Bitcoin price falls back to 95,000 as ETF inflows cool

Bitcoin price falls back to 95,000 as spot Bitcoin ETF inflows cool - GNcrypto

Bitcoin fell back to the $95,000 area on 16 January 2026 after giving up most of the prior session’s advance, as spot exchange-traded fund flows cooled and traders focused on delays to a U.S. crypto market-structure bill.

Bitcoin touched an intraday high of $97,870 on 15 January before sliding; it was last changing hands around $95,684.

Data from SoSoValue showed U.S. spot Bitcoin ETFs took in $100.1 million of net inflows on 15 January, down sharply from $843.6 million a day earlier. BlackRock’s iShares Bitcoin Trust (IBIT) accounted for $315.7 million of inflows, while Grayscale’s Bitcoin Mini Trust (BTC) and Valkyrie’s BRRR drew a combined $9.7 million. Fidelity’s Wise Origin Bitcoin Fund (FBTC) and Grayscale’s Bitcoin Trust (GBTC) recorded outflows of $188.8 million and $36.4 million, respectively, offsetting much of the day’s demand.

The softer flow picture came as industry executives escalated criticism of a Senate version of a crypto market-structure proposal that had been slated for a markup on 15 January. Coinbase chief executive Brian Armstrong was among those flagging what he described as restrictive language in the draft. The Senate Banking Committee subsequently canceled the planned markup, indicating it needed more time to secure support for the measure. Separately, the Senate Agriculture Committee had postponed its own planned late-January markup, also citing unresolved issues around the legislation.
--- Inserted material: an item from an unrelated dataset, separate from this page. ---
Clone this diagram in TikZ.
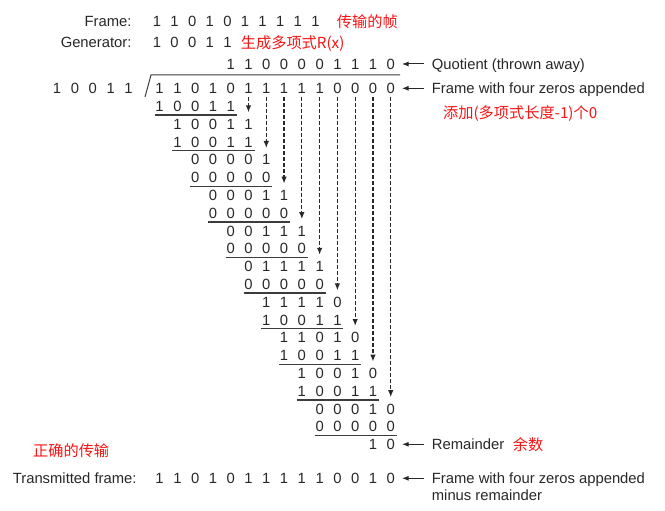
\documentclass[tikz,border=0pt]{standalone}
\usepackage{fontspec}
\setmainfont{Liberation Sans}
\newfontfamily\cjk{Noto Sans CJK SC}
\usetikzlibrary{arrows.meta}
\definecolor{ink}{RGB}{40,40,40}
\definecolor{lin}{RGB}{60,60,60}
\definecolor{cred}{RGB}{250,20,20}
\def\cx{159.6}
\def\dx{17.78}
\def\ry{88.3}
\def\dy{17.8}
\newcommand\drow[3]{%
  \foreach \dd [count=\k from 0] in {#3}{%
    \node[dig] (r#1-\k) at ({\cx+(#2+\k)*\dx},{\ry+#1*\dy}) {\dd};}}
\newcommand\freerow[5]{%
  \foreach \dd [count=\k from 0] in {#5}{%
    \node[dig] (#1-\k) at ({#2+\k*#3},#4) {\dd};}}
\newcommand\uline[1]{%
  \draw[ul] ([shift={(-5,9)}]r#1-0.center) -- ([shift={(6,9)}]r#1-4.center);}
\begin{document}
\begin{tikzpicture}[x=1pt,y=-1pt,
  dig/.style={inner sep=0pt,text height=10.6pt,text depth=0pt,text=ink,
    font=\fontsize{14.8}{17}\selectfont},
  labW/.style={inner sep=0pt,anchor=base west,text=ink,font=\fontsize{14.8}{17}\selectfont},
  labE/.style={inner sep=0pt,anchor=base east,text=ink,font=\fontsize{14.8}{17}\selectfont},
  redlab/.style={inner sep=0pt,anchor=base west,text=cred,font=\cjk\fontsize{15.2}{18}\selectfont},
  ul/.style={draw=lin,line width=1.3pt},
  bar/.style={draw=lin,line width=1pt},
  harr/.style={draw=ink,line width=1pt,-{Latex[length=6.5pt,width=5pt]}},
  darr/.style={draw=ink,line width=1.3pt,dash pattern=on 4pt off 2pt,
    -{Latex[length=7pt,width=5.5pt]}}]
\fill[white] (0,0) rectangle (665,511);
\useasboundingbox (0,0) rectangle (665,511);

% header
\node[labE] (lframe) at (131.7,26.8) {Frame:};
\node[labE] (lgen) at (131.7,47.8) {Generator:};
\freerow{f}{157}{17.6}{21.5}{1,1,0,1,0,1,1,1,1,1}
\freerow{g}{157}{17.6}{42.5}{1,0,0,1,1}
\node[redlab] (c1) at (336.7,27.2) {传输的帧};
\node[redlab] (c2) at (240.7,48.2) {生成多项式R(x)};

% quotient and divisor
\freerow{q}{\cx+4*\dx}{\dx}{64}{1,1,0,0,0,0,1,1,1,0}
\freerow{dv}{57}{17.9}{\ry}{1,0,0,1,1}
\draw[bar] (145,97) -- (151,75) -- (400,75);

% long division rows
\drow{0}{0}{1,1,0,1,0,1,1,1,1,1,0,0,0,0}
\drow{1}{0}{1,0,0,1,1}
\drow{2}{1}{1,0,0,1,1}
\drow{3}{1}{1,0,0,1,1}
\drow{4}{2}{0,0,0,0,1}
\drow{5}{2}{0,0,0,0,0}
\drow{6}{3}{0,0,0,1,1}
\drow{7}{3}{0,0,0,0,0}
\drow{8}{4}{0,0,1,1,1}
\drow{9}{4}{0,0,0,0,0}
\drow{10}{5}{0,1,1,1,1}
\drow{11}{5}{0,0,0,0,0}
\drow{12}{6}{1,1,1,1,0}
\drow{13}{6}{1,0,0,1,1}
\drow{14}{7}{1,1,0,1,0}
\drow{15}{7}{1,0,0,1,1}
\drow{16}{8}{1,0,0,1,0}
\drow{17}{8}{1,0,0,1,1}
\drow{18}{9}{0,0,0,1,0}
\drow{19}{9}{0,0,0,0,0}
\drow{20}{12}{1,0}
\foreach \r in {1,3,...,19}{\uline{\r}}

% bring-down arrows
\foreach \C in {5,...,13}{%
  \coordinate (e\C) at ({\cx+\C*\dx},{\ry+(2*(\C-4))*\dy-11.5});
  \draw[darr] ([yshift=-3pt]r0-\C.south) -- (e\C);}

% transmitted frame
\freerow{t}{\cx}{\dx}{478.3}{1,1,0,1,0,1,1,1,1,1,0,0,1,0}
\node[labE] (ltrans) at (136.7,483.6) {Transmitted frame:};

% right labels
\node[labW] (lquot) at (431.7,69.3) {Quotient (thrown away)};
\node[labW] (lfr) at (431.7,93.6) {Frame with four zeros appended};
\node[redlab] (c3) at (443,119) {添加(多项式长度-1)个0};
\node[labW] (lrem) at (431.7,449.8) {Remainder};
\node[redlab] (c4) at (512.7,450.2) {余数};
\node[labW] (ltx) at (431.7,483.6) {Frame with four zeros appended};
\node[labW] (ltx2) at (431.7,500.3) {minus remainder};
\node[redlab] (c5) at (33,456.7) {正确的传输};

\draw[harr] ([xshift=29pt]q-9.east) -- ([xshift=7pt]q-9.east);
\draw[harr] ([xshift=29pt]r0-13.east) -- ([xshift=7pt]r0-13.east);
\draw[harr] ([xshift=29pt]r20-1.east) -- ([xshift=7pt]r20-1.east);
\draw[harr] ([xshift=29pt]t-13.east) -- ([xshift=7pt]t-13.east);
\end{tikzpicture}
\end{document}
Market sentiment indicators reflected the shift in tone. The Crypto Fear and Greed Index dropped 12 points to 49, returning to a “neutral” reading after briefly moving into “greed” a day earlier, as Bitcoin traded below $100,000 and investors weighed the legislative stalemate against recent price momentum.

Separately, Binance Research published a full-year 2025 review and 2026 themes note on 15 January 2026 that focused on Bitcoin’s market and network backdrop. The report said U.S. spot Bitcoin exchange-traded funds logged more than $21 billion of net inflows in 2025 while corporate holdings exceeded 1.1 million BTC, about 5.5% of supply. It also cited network security metrics with hash rate above 1 zettahash per second and mining difficulty up about 36% year on year, alongside a roughly 16% year-on-year decline in active addresses. As GNcrypto noted previously, the report framed Bitcoin demand as increasingly driven by financial channels even as base-layer activity stayed softer than earlier cycle peaks.